Could a Low-Carb Diet be a Form of Cancer Therapy?

In 1920, German physiologist Otto Warburg discovered that the rate of glucose consumption and lactate production dramatically increased within tumor cells (Liberti & Locasale, 2016). Furthermore, Warburg also discovered that tumor cells favorably undergo aerobic glycolysis as the main pathway of producing ATP. This metabolic phenomenon within cancer cells is now recognized as the Warburg Effect and could be the answer to a new form of cancer therapy.

Glucose is the central macronutrient that can be formed into ATP. The metabolism of glucose is essential for supporting mammalian life. However, tumor cells metabolize glucose in a different fashion compared to other cells. As mentioned before, tumor cells dramatically increase their use of glucose and favorably undergo aerobic glycolysis – as opposed to performing oxidative phosphorylation. This phenomenon occurs even in the presence of oxygen and fully functioning mitochondria (Liberti & Locasale, 2016). Furthermore, tumor cells cannot metabolize fatty acids or amino acids due to mitochondrial and electron transport chain defects (Tan-Shalaby, 2017). Therefore, metabolism of glucose is the only way in which tumors can obtain energy and proliferate.

By understanding the way in which tumors use energy to proliferate, it becomes possible to create effective cancer therapies. One possible form of cancer therapy is the consumption of a low-carbohydrate diet. By reducing or even cutting out all forms of carbohydrates within the diet, it might be possible to starve and stop the growth of the tumor cells due to their dependence of aerobic glycolysis. While this makes sense in theory, clinical evidence has not supported the claim yet. As of 2016, there have only been 13 active clinical trials that have investigated the link between low-carbohydrate diets and cancer (Osher). However, pre-clinical trials have produced promising results. For example, treatment of glioblastoma was enhanced within mouse models when the mice were fed a ketogenic diet (Osher). In addition, mice that were fed a ketogenetic diet had prolonged survival and decreased tumor growth (Osher). As such, continued clinical research is necessary and beneficial as decreased consumption of carbohydrates could be a promising form of cancer therapy.

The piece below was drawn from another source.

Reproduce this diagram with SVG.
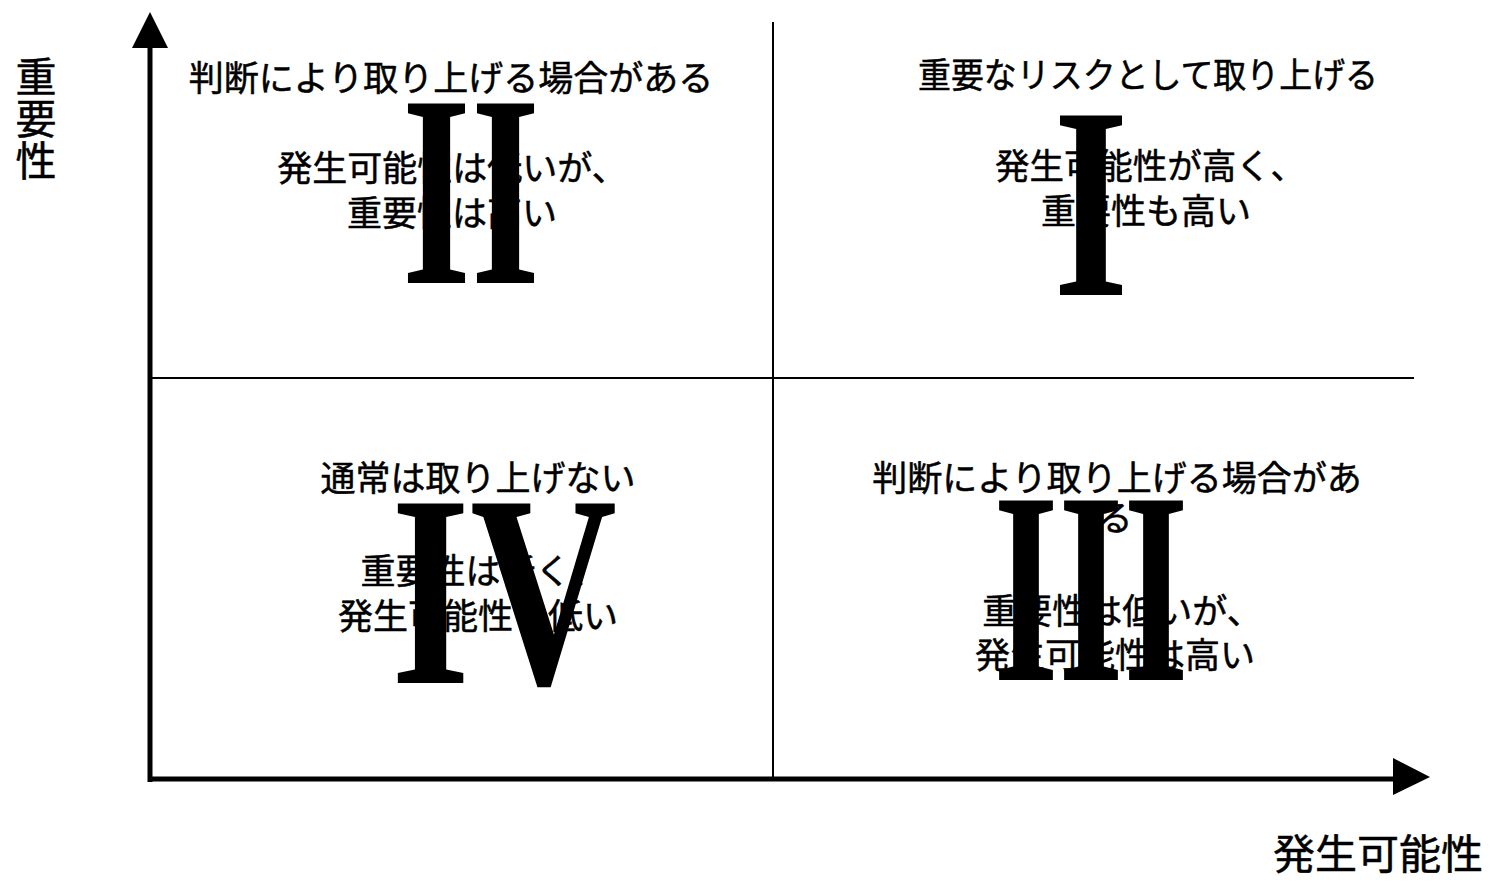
<svg xmlns="http://www.w3.org/2000/svg" width="1490" height="882" viewBox="0 0 1490 882">
<style>
.jp{font-family:"Noto Sans CJK JP","Noto Sans",sans-serif;font-size:35px;fill:#000;text-anchor:middle;stroke:#000;stroke-width:0.5}
.ax{font-family:"Noto Sans CJK JP","Noto Sans",sans-serif;font-size:41px;fill:#000;text-anchor:middle;stroke:#000;stroke-width:0.5}
.num{font-family:"Liberation Serif","Times New Roman",serif;font-weight:bold;font-size:274px;fill:#000;text-anchor:middle}
.axis{stroke:#000;stroke-width:5;fill:none}
.div{stroke:#000;stroke-width:2;fill:none}
</style>
<rect width="1490" height="882" fill="#fff"/>
<g id="connectors">
<line class="div" x1="773" y1="22" x2="773" y2="778"/>
<line class="div" x1="150" y1="378" x2="1414" y2="378"/>
<line class="axis" x1="150" y1="40" x2="150" y2="782"/>
<polygon points="150,12 132,48 168,48" fill="#000"/>
<line class="axis" x1="148" y1="779" x2="1400" y2="779"/>
<polygon points="1430,777 1393,758 1393,795" fill="#000"/>
</g>
<g id="axis-y-label">
<text class="ax" x="36" y="92">重</text>
<text class="ax" x="36" y="134">要</text>
<text class="ax" x="36" y="176">性</text>
</g>
<g id="axis-x-label">
<text class="ax" x="1378" y="869" textLength="210" lengthAdjust="spacingAndGlyphs">発生可能性</text>
</g>
<g id="q2">
<text class="jp" x="451" y="91">判断により取り上げる場合がある</text>
<text class="jp" x="452" y="181">発生可能性は低いが、</text>
<text class="jp" x="452" y="226">重要性は高い</text>
<text class="num" x="471" y="283" textLength="138" lengthAdjust="spacingAndGlyphs">II</text>
</g>
<g id="q1">
<text class="jp" x="1148" y="88" textLength="460" lengthAdjust="spacingAndGlyphs">重要なリスクとして取り上げる</text>
<text class="jp" x="1150" y="179" textLength="310" lengthAdjust="spacingAndGlyphs">発生可能性が高く、</text>
<text class="jp" x="1146" y="224">重要性も高い</text>
<text class="num" x="1091" y="295" textLength="75" lengthAdjust="spacingAndGlyphs">I</text>
</g>
<g id="q4">
<text class="jp" x="478" y="491">通常は取り上げない</text>
<text class="jp" x="483" y="584">重要性は低く、</text>
<text class="jp" x="478" y="629">発生可能性も低い</text>
<text class="num" x="504" y="683" textLength="226" lengthAdjust="spacingAndGlyphs">IV</text>
</g>
<g id="q3">
<text class="jp" x="1117" y="491">判断により取り上げる場合があ</text>
<text class="jp" x="1115" y="531">る</text>
<text class="jp" x="1122" y="624">重要性は低いが、</text>
<text class="jp" x="1115" y="668">発生可能性は高い</text>
<text class="num" x="1091" y="680" textLength="195" lengthAdjust="spacingAndGlyphs">III</text>
</g>
</svg>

Figure 1. Schematic representation of the differences between oxidative phosphorylation, anaerobic

glycolysis, and aerobic glycolysis. Adapted from (Heiden, Cantley, & Thompson, 2009).

References:

Heiden, M. G. V., Cantley, L. C., & Thompson, C. B. (2009). Understanding the Warburg Effect: The Metabolic Requirements of Cell Proliferation. Science, 324(5930), 1029–1033.

Liberti, M. V., & Locasale, J. W. (2016). The Warburg Effect: How Does it Benefit Cancer Cells? Trends in Biochemical Sciences, 41(3), 211–218.

Osher Center for Integrative Medicine. Low Carbohydrate Diet. Retrieved from https://osher.ucsf.edu/patient-care/integrative-medicine-resources/cancer-and-nutrition/faq/low-carbohydrate-diet.

Tan-Shalaby J. (2017). Ketogenic Diets and Cancer: Emerging Evidence. Federal practitioner : for the health care professionals of the VA, DoD, and PHS, 34(Suppl 1), 37S–42S.